Defendant Griner was indicted and convicted of conspiracy to manufacture etc. cocaine from April of 1988 through September 20, 1990. Griner and Burnes were the co-conspirators. Griner's principal role was to bring liquid cocaine from Colombia. He assisted Burnes at the latter's home in converting the liquid into powder for marketing. Griner also made trips to Alaska to establish a market for cocaine there. After Burnes was arrested, Griner attempted to enlist another person to retrieve cocaine and cash concealed in Burnes' home. We find no error and affirm.

3

Griner says paragraphs 7 through 13, overt acts alleged in the indictment to have been committed in the course of the conspiracy, should have been stricken. These acts relate to Griner's attempt to retrieve cocaine and cash from co-conspirator Burnes' home after Burnes' arrest. Griner says the conspiracy was over and the attempted burglary was a new and separate crime.

4

Griner was not charged with attempted burglary, nor does the indictment state that he conspired to burglarize Burnes' home. The attempt to retrieve the cocaine and cash is set out in the indictment as action taken during and in furtherance of the conspiracy with which Griner was charged.

5

As for the conspiracy being ended, the arrest of a co-conspirator does not necessarily terminate a conspiracy. See United States v. Disla, 805 F.2d 1340, 1348 (9th Cir.1986). It is not unusual for illegal combinations to exist and to be furthered through the continuing efforts of the conspirators free from incarceration.

6

Then Griner complains of the computation of base offense points. He says the volume of cocaine counted in the sentencing improperly included transactions after he had withdrawn from the conspiracy, and he also complains of the two point enhancement for the use of firearms by co-conspirator Burnes foreseen by Griner.

7

The evidence supports the court's finding that the conspiracy, and Griner's role in it, continued to September of 1990 when Griner attempted to retrieve the cocaine for the conspiracy. See United States v. Little, 753 F.2d 1420, 1448 (9th Cir.1984). The court also found that Griner was the primary cocaine supplier.
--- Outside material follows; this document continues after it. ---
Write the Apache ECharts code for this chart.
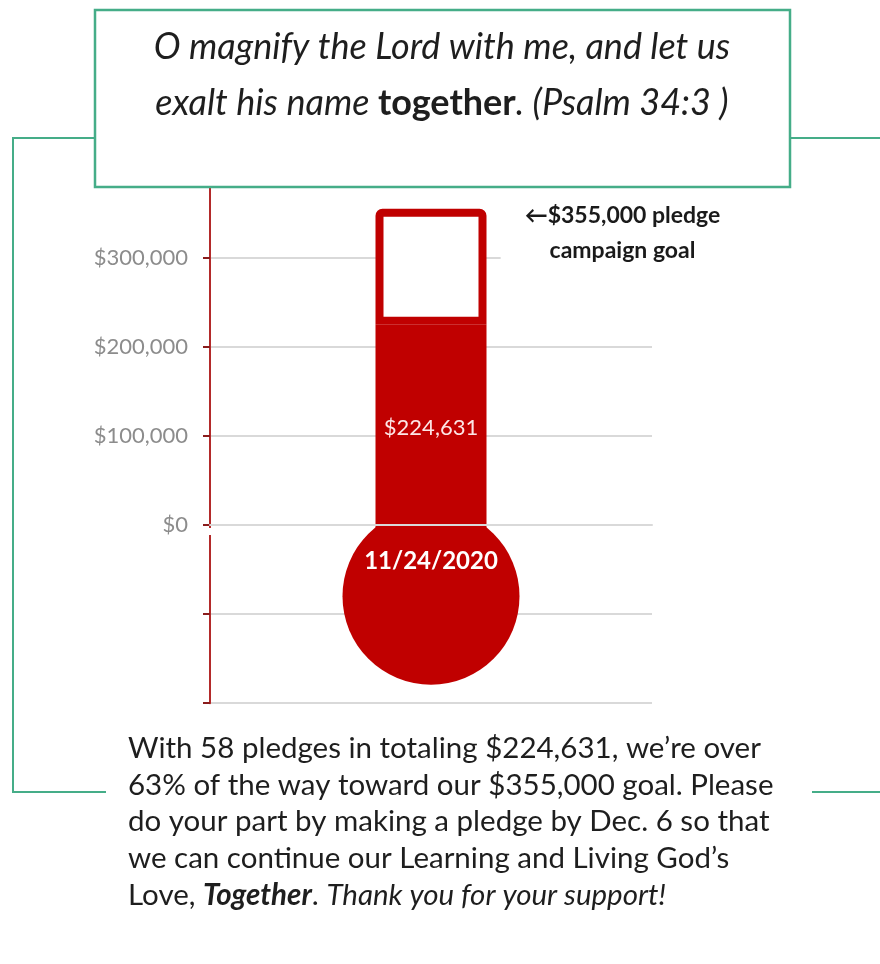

Any error in its failure to make a specific finding that Griner could reasonably foresee the cocaine involved is harmless. See Williams v. United States, 112 S.Ct. 1112, 1121 (1992). The district court fully explains the two point enhancement for use of firearms during the conspiracy: the presence of 11 fully loaded weapons strategically located throughout the Burnes house together with Griner's familiarity with the house. The evidence and law support the court's decision.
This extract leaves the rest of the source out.